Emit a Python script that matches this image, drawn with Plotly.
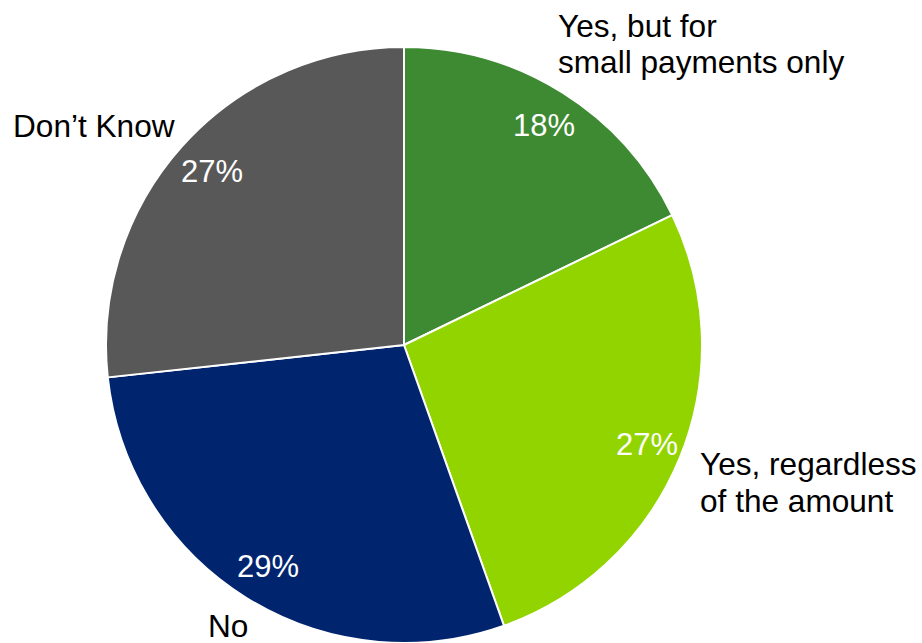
import math
import plotly.graph_objects as go

# Survey answers, clockwise from 12 o'clock
categories = ["Yes, but for small payments only", "Yes, regardless of the amount", "No", "Don\u2019t Know"]
values = [18, 27, 29, 27]
colors = ["#3e8a32", "#92d400", "#00256e", "#585858"]

W, H = 922, 643
CX, CY, R = 404, 345, 298  # pie centre and radius in pixels
FONT = "Liberation Sans, Arial"

fig = go.Figure(go.Pie(
    labels=categories,
    values=values,
    sort=False,
    direction="clockwise",
    rotation=0,
    textinfo="none",
    hoverinfo="skip",
    marker=dict(colors=colors, line=dict(color="white", width=2)),
    domain=dict(x=[(CX - R) / W, (CX + R) / W], y=[(H - CY - R) / H, (H - CY + R) / H]),
    showlegend=False,
))

def px(x, y):
    return x / W, 1 - y / H

annotations = []
# Percentages inside each slice, placed along the slice's middle angle
total = sum(values)
cum = 0
for v in values:
    mid = (cum + v / 2) / total * 2 * math.pi
    cum += v
    r = 0.875 * R
    x = CX + r * math.sin(mid) + 2
    y = CY - r * math.cos(mid)
    ax, ay = px(x, y + 1)
    annotations.append(dict(x=ax, y=ay, xref="paper", yref="paper", text=f"{v}%",
                            showarrow=False, xanchor="center", yanchor="middle",
                            font=dict(family=FONT, size=31, color="white")))

# Category names outside the pie
label_lines = [
    ("Yes, but for", 556, 25),
    ("small payments only", 556, 61),
    ("Yes, regardless", 698, 463),
    ("of the amount", 698, 500),
    ("No", 206, 625),
    ("Don\u2019t Know", 11, 125),
]
for text, x, y in label_lines:
    ax, ay = px(x, y + 1)
    annotations.append(dict(x=ax, y=ay, xref="paper", yref="paper", text=text,
                            showarrow=False, xanchor="left", yanchor="middle",
                            font=dict(family=FONT, size=31.6, color="black")))

fig.update_layout(
    width=W, height=H,
    margin=dict(l=0, r=0, t=0, b=0),
    paper_bgcolor="white",
    plot_bgcolor="white",
    annotations=annotations,
)

fig.write_html("out.html", config=dict(displayModeBar=False))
=====
◆ **Given task**: Repeat the listing above up to and including the line with "return x / W, 1 - y / H", starting from its first line. Drop any pictures.

◆ **Solution to this exercise**:
Emit a Python script that matches this image, drawn with Plotly.
import math
import plotly.graph_objects as go

# Survey answers, clockwise from 12 o'clock
categories = ["Yes, but for small payments only", "Yes, regardless of the amount", "No", "Don\u2019t Know"]
values = [18, 27, 29, 27]
colors = ["#3e8a32", "#92d400", "#00256e", "#585858"]

W, H = 922, 643
CX, CY, R = 404, 345, 298  # pie centre and radius in pixels
FONT = "Liberation Sans, Arial"

fig = go.Figure(go.Pie(
    labels=categories,
    values=values,
    sort=False,
    direction="clockwise",
    rotation=0,
    textinfo="none",
    hoverinfo="skip",
    marker=dict(colors=colors, line=dict(color="white", width=2)),
    domain=dict(x=[(CX - R) / W, (CX + R) / W], y=[(H - CY - R) / H, (H - CY + R) / H]),
    showlegend=False,
))

def px(x, y):
    return x / W, 1 - y / H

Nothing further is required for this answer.